Fair compensation and working conditions for annotators are also important ethical considerations. Often, annotation work is outsourced or crowdsourced, and workers may be paid very little or given unreasonable deadlines. This can lead to low-quality data and exploitative labor practices. Responsible organizations should ensure fair pay, reasonable expectations, and a supportive environment for annotators.
Transparency is another ethical pillar in annotation. Annotators should know how their work will be used, and data owners should be clear about the purpose of annotation tasks. Informed consent should be obtained from both annotators and, where possible, from individuals whose data is being labeled. This helps build trust and accountability throughout the data [pipeline](https://thealgorithmdaily.com/data-pipeline).
Quality assurance is closely linked with ethics in annotation. Taking steps to ensure high inter-annotator agreement, conducting regular reviews, and allowing annotators to flag uncertain cases all contribute to more accurate, fair, and representative datasets. These processes help prevent mistakes or malicious manipulation of data, which could otherwise have real-world consequences if flawed AI systems are deployed.

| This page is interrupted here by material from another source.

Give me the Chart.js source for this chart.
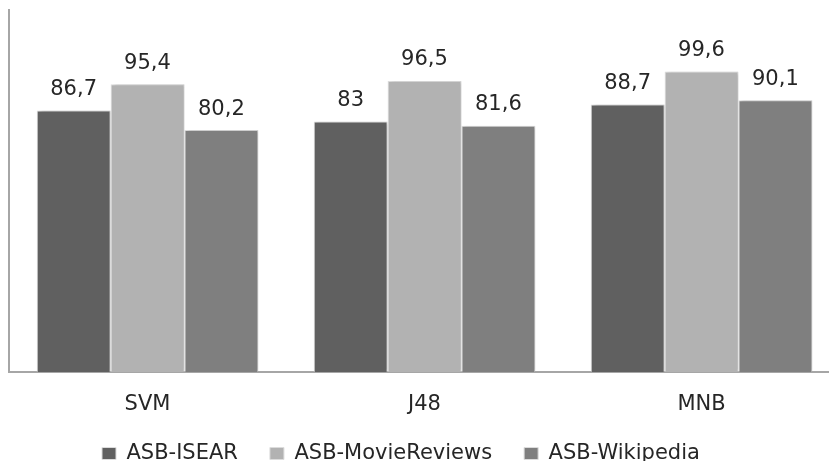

Finally, there is the issue of unintended consequences. Annotated data is used to train AI systems that may be deployed in sensitive domains like healthcare, hiring, or criminal justice. If ethical considerations are neglected during annotation, the resulting AI systems can perpetuate discrimination, reinforce stereotypes, or make unfair decisions. That’s why ethical thinking should be integrated into every stage of the annotation process.
Ethical considerations in annotation are not just a checklist—they require ongoing attention and a commitment to responsible AI development. By prioritizing privacy, fairness, transparency, and quality, organizations can ensure that the datasets powering their AI systems are as ethical as they are accurate.